DIRECTION
Retype only what runs from the first line of the listing to the line holding "orange_y = [19.4, 12.3, 10.2, 14.1, 3.9]", both included. Do not retype the pictures.
##### DATA SEGMENT
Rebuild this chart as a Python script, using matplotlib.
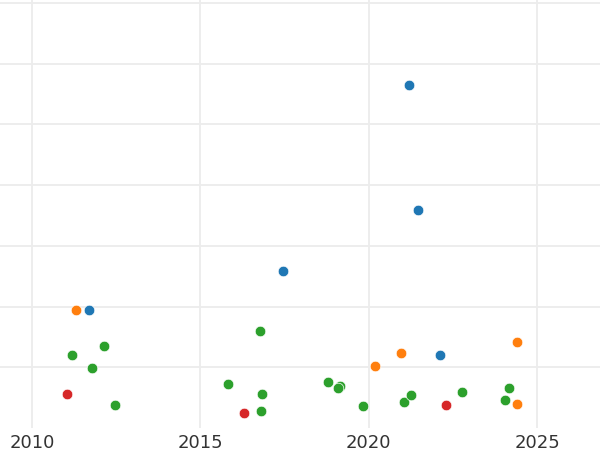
import matplotlib
matplotlib.use("Agg")
import matplotlib.pyplot as plt

# values (y has no labels, arbitrary units)
blue_x = [2021.20, 2021.46, 2017.45, 2011.69, 2022.12]
blue_y = [56.5, 35.9, 25.8, 19.4, 12.1]

orange_x = [2011.31, 2020.96, 2020.19, 2024.40, 2024.40]
orange_y = [19.4, 12.3, 10.2, 14.1, 3.9]

green_x = [2011.19, 2012.14, 2011.78, 2012.47, 2016.77, 2015.82, 2016.83, 2016.80,
           2018.79, 2019.15, 2019.09, 2019.83, 2021.05, 2021.26, 2022.77, 2024.17, 2024.05]
green_y = [12.0, 13.5, 9.8, 3.7, 15.9, 7.2, 5.55, 2.75,
           7.5, 6.9, 6.5, 3.6, 4.2, 5.4, 5.9, 6.5, 4.6]

red_x = [2011.04, 2016.30, 2022.30]
red_y = [5.55, 2.4, 3.7]

x_ticks = [2010, 2015, 2020, 2025]
y_ticks = [10, 20, 30, 40, 50, 60, 70]

fig = plt.figure(figsize=(6, 4.5), dpi=100)
ax = fig.add_axes([0, 0.049, 1, 0.951])

for xs, ys, c in [(blue_x, blue_y, '#1f77b4'), (orange_x, orange_y, '#ff7f0e'),
                  (green_x, green_y, '#2ca02c'), (red_x, red_y, '#d62728')]:
    ax.scatter(xs, ys, s=58, color=c, edgecolors='white', linewidths=0.5, zorder=3)

ax.set_xlim(2009.05, 2026.87)
ax.set_ylim(0, 70.5)
ax.set_xticks(x_ticks)
ax.set_xticklabels([str(t) for t in x_ticks], fontsize=13, color='#333333')
ax.set_yticks(y_ticks)
ax.set_yticklabels([])
ax.tick_params(length=0, pad=4)
ax.grid(True, color='#ececec', linewidth=1.3)
ax.set_axisbelow(True)
for s in ax.spines.values():
    s.set_visible(False)

fig.savefig("out.png", dpi=100)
##########
THE OUTPUT
Rebuild this chart as a Python script, using matplotlib.
import matplotlib
matplotlib.use("Agg")
import matplotlib.pyplot as plt

# values (y has no labels, arbitrary units)
blue_x = [2021.20, 2021.46, 2017.45, 2011.69, 2022.12]
blue_y = [56.5, 35.9, 25.8, 19.4, 12.1]

orange_x = [2011.31, 2020.96, 2020.19, 2024.40, 2024.40]
orange_y = [19.4, 12.3, 10.2, 14.1, 3.9]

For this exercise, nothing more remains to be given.